» WHAT YOU ARE ASKED TO DO
From the first line of the listing below to the line with "const circleN = [0.0336, 0.0593, 0.107, 0.161, 0.224];", print each line exactly, and nothing more. Leave out the pictures.
◆ ◆ ◆ ◆ ◆ ◆ ◆
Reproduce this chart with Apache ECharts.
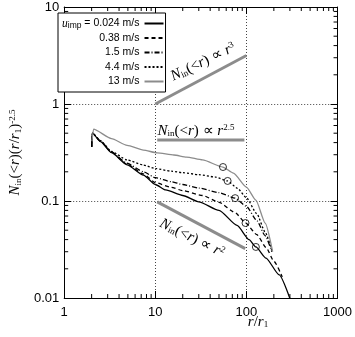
<!DOCTYPE html>
<html>
<head>
<meta charset="utf-8">
<script src="https://cdn.jsdelivr.net/npm/echarts@6/dist/echarts.min.js"></script>
<style>
  html, body { margin: 0; padding: 0; background: #fff; }
  #chart { width: 355px; height: 337px; }
</style>
</head>
<body>
<div id="chart"></div>
<script>
// r / r1 and N_in(<r)(r/r1)^-2.5, one pair per impact speed
const speeds = ['0.024', '0.38', '1.5', '4.4', '13'];

const r0024 = [2.0, 2.04, 2.5, 3.3, 4.9, 7.4, 10, 13, 20, 30, 50, 79, 107, 127, 164, 229, 300];
const n0024 = [0.36, 0.50, 0.41, 0.315, 0.236, 0.185, 0.148, 0.13, 0.114, 0.098, 0.08, 0.056, 0.040, 0.0336, 0.0258, 0.0173, 0.0099];

const r038 = [2.0, 2.04, 2.5, 3.3, 4.9, 7.4, 10, 15, 20, 33, 50, 75, 98, 130, 165, 200, 247];
const n038 = [0.36, 0.50, 0.415, 0.318, 0.24, 0.19, 0.155, 0.138, 0.128, 0.114, 0.097, 0.076, 0.0593, 0.045, 0.033, 0.024, 0.0165];

const r15 = [2.0, 2.04, 2.5, 3.3, 4.9, 7.4, 10, 15, 20, 30, 50, 75, 100, 130, 160, 190];
const n15 = [0.36, 0.50, 0.415, 0.32, 0.245, 0.2, 0.174, 0.158, 0.148, 0.136, 0.122, 0.107, 0.088, 0.063, 0.044, 0.030];

const r44 = [2.0, 2.04, 2.5, 3.3, 4.9, 7.4, 10, 15, 20, 30, 45, 62, 80, 100, 130, 160, 190];
const n44 = [0.36, 0.50, 0.42, 0.325, 0.265, 0.235, 0.216, 0.203, 0.196, 0.187, 0.177, 0.161, 0.135, 0.108, 0.074, 0.048, 0.031];

const r13 = [2.02, 2.1, 3.3, 4.9, 7.4, 10.5, 16, 22, 33, 55, 72, 100, 127, 161, 194];
const n13 = [0.42, 0.55, 0.44, 0.375, 0.335, 0.313, 0.298, 0.284, 0.265, 0.224, 0.194, 0.139, 0.102, 0.059, 0.030];

// open circles on each curve
const circleR = [127, 97.7, 75.2, 62.2, 55.3];
const circleN = [0.0336, 0.0593, 0.107, 0.161, 0.224];

// reference slopes
const slope3 = [[10, 1], [100, 3.16]];
const slope25 = [[10.5, 0.425], [95, 0.425]];
const slope2 = [[10.5, 0.098], [97, 0.0323]];

const xMinor = [2, 3, 4, 5, 6, 7, 8, 9, 20, 30, 40, 50, 60, 70, 80, 90, 200, 300, 400, 500, 600, 700, 800, 900];
const yMinor = [0.02, 0.03, 0.04, 0.05, 0.06, 0.07, 0.08, 0.09, 0.2, 0.3, 0.4, 0.5, 0.6, 0.7, 0.8, 0.9, 2, 3, 4, 5, 6, 7, 8, 9];

const X_MIN = 1, X_MAX = 1000, Y_MIN = 0.01, Y_MAX = 10;

const chart = echarts.init(document.getElementById('chart'));

const pair = (xs, ys) => xs.map((x, i) => [x, ys[i]]);
const styles = [
  { color: '#000', type: 'solid' },
  { color: '#000', type: [4, 3] },
  { color: '#000', type: [5, 2, 1, 2] },
  { color: '#000', type: [2, 2] },
  { color: '#8c8c8c', type: 'solid' }
];
const curves = [pair(r0024, n0024), pair(r038, n038), pair(r15, n15), pair(r44, n44), pair(r13, n13)];

const serif = 'Liberation Serif';
const sans = 'Liberation Sans';
const mathRich = {
  n: { fontFamily: serif, fontStyle: 'italic', fontSize: 15, color: '#000' },
  p: { fontFamily: serif, fontSize: 15, color: '#000' },
  sub: { fontFamily: serif, fontSize: 9, color: '#000', verticalAlign: 'bottom', lineHeight: 15 },
  sup: { fontFamily: serif, fontSize: 9, color: '#000', verticalAlign: 'top', lineHeight: 15 }
};

const baseAxis = {
  type: 'log',
  logBase: 10,
  axisLine: { lineStyle: { color: '#000', width: 1 } },
  axisTick: { inside: true, length: 7, lineStyle: { color: '#000' } },
  splitLine: { show: false }
};

const lineSeries = speeds.map((s, i) => ({
  name: s,
  type: 'line',
  data: curves[i],
  symbol: 'none',
  smooth: 0.2,
  smoothMonotone: 'x',
  lineStyle: { color: styles[i].color, type: styles[i].type, width: 1.3 },
  itemStyle: { color: styles[i].color },
  z: 3
}));

const refSeries = [slope3, slope25, slope2].map(d => ({
  type: 'line',
  data: d,
  symbol: 'none',
  lineStyle: { color: '#8c8c8c', width: 3 },
  silent: true,
  z: 2
}));

const option = {
  animation: false,
  grid: { left: 53, right: 11, top: 7, bottom: 39 },
  xAxis: [
    Object.assign({}, baseAxis, {
      min: X_MIN, max: X_MAX,
      axisLabel: { color: '#000', fontFamily: sans, fontSize: 13, margin: 8, formatter: v => String(v) },
      splitLine: { show: true, lineStyle: { color: '#444', type: [1, 2], width: 1 } }
    }),
    Object.assign({}, baseAxis, {
      min: X_MIN, max: X_MAX, position: 'top', axisLabel: { show: false }
    })
  ],
  yAxis: [
    Object.assign({}, baseAxis, {
      min: Y_MIN, max: Y_MAX,
      axisLabel: { color: '#000', fontFamily: sans, fontSize: 13, margin: 5, formatter: v => String(v) },
      splitLine: { show: true, lineStyle: { color: '#444', type: [1, 2], width: 1 } },
      name: '{n|N}{sub|in}{p|(<}{n|r}{p|)(}{n|r}{p|/}{n|r}{sub|1}{p|)}{sup|-2.5}',
      nameLocation: 'middle',
      nameRotate: 90,
      nameGap: 29,
      nameTextStyle: { rich: mathRich }
    }),
    Object.assign({}, baseAxis, {
      min: Y_MIN, max: Y_MAX, position: 'right', axisLabel: { show: false }
    })
  ],
  legend: {
    data: speeds,
    orient: 'vertical',
    align: 'right',
    left: 58,
    top: 13,
    itemWidth: 19,
    itemHeight: 10,
    itemGap: 1.5,
    padding: [4, 1, 4, 4],
    borderColor: '#000',
    borderWidth: 1,
    backgroundColor: '#fff',
    itemStyle: { opacity: 0 },
    formatter: name => name === '0.024'
      ? '{u|u}{s|imp} = 0.024 m/s'
      : name + ' m/s',
    textStyle: {
      fontFamily: sans, fontSize: 10.5, color: '#000', lineHeight: 13,
      rich: {
        u: { fontFamily: serif, fontStyle: 'italic', fontSize: 11.5, color: '#000', lineHeight: 13 },
        s: { fontFamily: sans, fontSize: 8.5, color: '#000', verticalAlign: 'bottom', lineHeight: 13 }
      }
    }
  },
  graphic: [
    {
      type: 'text', x: 258, y: 322, style: {
        text: '{n|r}{p|/}{n|r}{sub|1}', rich: mathRich, align: 'center', verticalAlign: 'middle'
      }
    },
    {
      type: 'text', x: 203, y: 62, rotation: 0.45, style: {
        text: '{n|N}{sub|in}{p|(<}{n|r}{p|) ∝ }{n|r}{sup|3}', rich: mathRich, align: 'center', verticalAlign: 'middle'
      }
    },
    {
      type: 'text', x: 196, y: 131, style: {
        text: '{n|N}{sub|in}{p|(<}{n|r}{p|) ∝ }{n|r}{sup|2.5}', rich: mathRich, align: 'center', verticalAlign: 'middle'
      }
    },
    {
      type: 'text', x: 192, y: 238, rotation: -0.46, style: {
        text: '{n|N}{sub|in}{p|(<}{n|r}{p|) ∝ }{n|r}{sup|2}', rich: mathRich, align: 'center', verticalAlign: 'middle'
      }
    }
  ],
  series: lineSeries.concat(refSeries, [
    {
      type: 'scatter',
      data: pair(circleR, circleN),
      symbol: 'circle',
      symbolSize: 7,
      itemStyle: { color: 'rgba(0,0,0,0)', borderColor: '#000', borderWidth: 1 },
      z: 4
    },
    {
      // minor ticks on bottom and top
      type: 'custom',
      data: xMinor.map(v => [v, Y_MIN]),
      silent: true,
      clip: false,
      renderItem: (params, api) => {
        const b = api.coord([api.value(0), Y_MIN]);
        const t = api.coord([api.value(0), Y_MAX]);
        const st = { stroke: '#000', lineWidth: 1 };
        return {
          type: 'group', children: [
            { type: 'line', shape: { x1: b[0], y1: b[1], x2: b[0], y2: b[1] - 4 }, style: st },
            { type: 'line', shape: { x1: t[0], y1: t[1], x2: t[0], y2: t[1] + 4 }, style: st }
          ]
        };
      }
    },
    {
      // minor ticks on left and right
      type: 'custom',
      data: yMinor.map(v => [X_MIN, v]),
      silent: true,
      clip: false,
      renderItem: (params, api) => {
        const l = api.coord([X_MIN, api.value(1)]);
        const r = api.coord([X_MAX, api.value(1)]);
        const st = { stroke: '#000', lineWidth: 1 };
        return {
          type: 'group', children: [
            { type: 'line', shape: { x1: l[0], y1: l[1], x2: l[0] + 4, y2: l[1] }, style: st },
            { type: 'line', shape: { x1: r[0], y1: r[1], x2: r[0] - 4, y2: r[1] }, style: st }
          ]
        };
      }
    }
  ])
};

chart.setOption(option);
</script>
</body>
</html>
◆ ◆ ◆ ◆ ◆ ◆ ◆
» CORRECT OUTPUT
Reproduce this chart with Apache ECharts.
<!DOCTYPE html>
<html>
<head>
<meta charset="utf-8">
<script src="https://cdn.jsdelivr.net/npm/echarts@6/dist/echarts.min.js"></script>
<style>
  html, body { margin: 0; padding: 0; background: #fff; }
  #chart { width: 355px; height: 337px; }
</style>
</head>
<body>
<div id="chart"></div>
<script>
// r / r1 and N_in(<r)(r/r1)^-2.5, one pair per impact speed
const speeds = ['0.024', '0.38', '1.5', '4.4', '13'];

const r0024 = [2.0, 2.04, 2.5, 3.3, 4.9, 7.4, 10, 13, 20, 30, 50, 79, 107, 127, 164, 229, 300];
const n0024 = [0.36, 0.50, 0.41, 0.315, 0.236, 0.185, 0.148, 0.13, 0.114, 0.098, 0.08, 0.056, 0.040, 0.0336, 0.0258, 0.0173, 0.0099];

const r038 = [2.0, 2.04, 2.5, 3.3, 4.9, 7.4, 10, 15, 20, 33, 50, 75, 98, 130, 165, 200, 247];
const n038 = [0.36, 0.50, 0.415, 0.318, 0.24, 0.19, 0.155, 0.138, 0.128, 0.114, 0.097, 0.076, 0.0593, 0.045, 0.033, 0.024, 0.0165];

const r15 = [2.0, 2.04, 2.5, 3.3, 4.9, 7.4, 10, 15, 20, 30, 50, 75, 100, 130, 160, 190];
const n15 = [0.36, 0.50, 0.415, 0.32, 0.245, 0.2, 0.174, 0.158, 0.148, 0.136, 0.122, 0.107, 0.088, 0.063, 0.044, 0.030];

const r44 = [2.0, 2.04, 2.5, 3.3, 4.9, 7.4, 10, 15, 20, 30, 45, 62, 80, 100, 130, 160, 190];
const n44 = [0.36, 0.50, 0.42, 0.325, 0.265, 0.235, 0.216, 0.203, 0.196, 0.187, 0.177, 0.161, 0.135, 0.108, 0.074, 0.048, 0.031];

const r13 = [2.02, 2.1, 3.3, 4.9, 7.4, 10.5, 16, 22, 33, 55, 72, 100, 127, 161, 194];
const n13 = [0.42, 0.55, 0.44, 0.375, 0.335, 0.313, 0.298, 0.284, 0.265, 0.224, 0.194, 0.139, 0.102, 0.059, 0.030];

// open circles on each curve
const circleR = [127, 97.7, 75.2, 62.2, 55.3];
const circleN = [0.0336, 0.0593, 0.107, 0.161, 0.224];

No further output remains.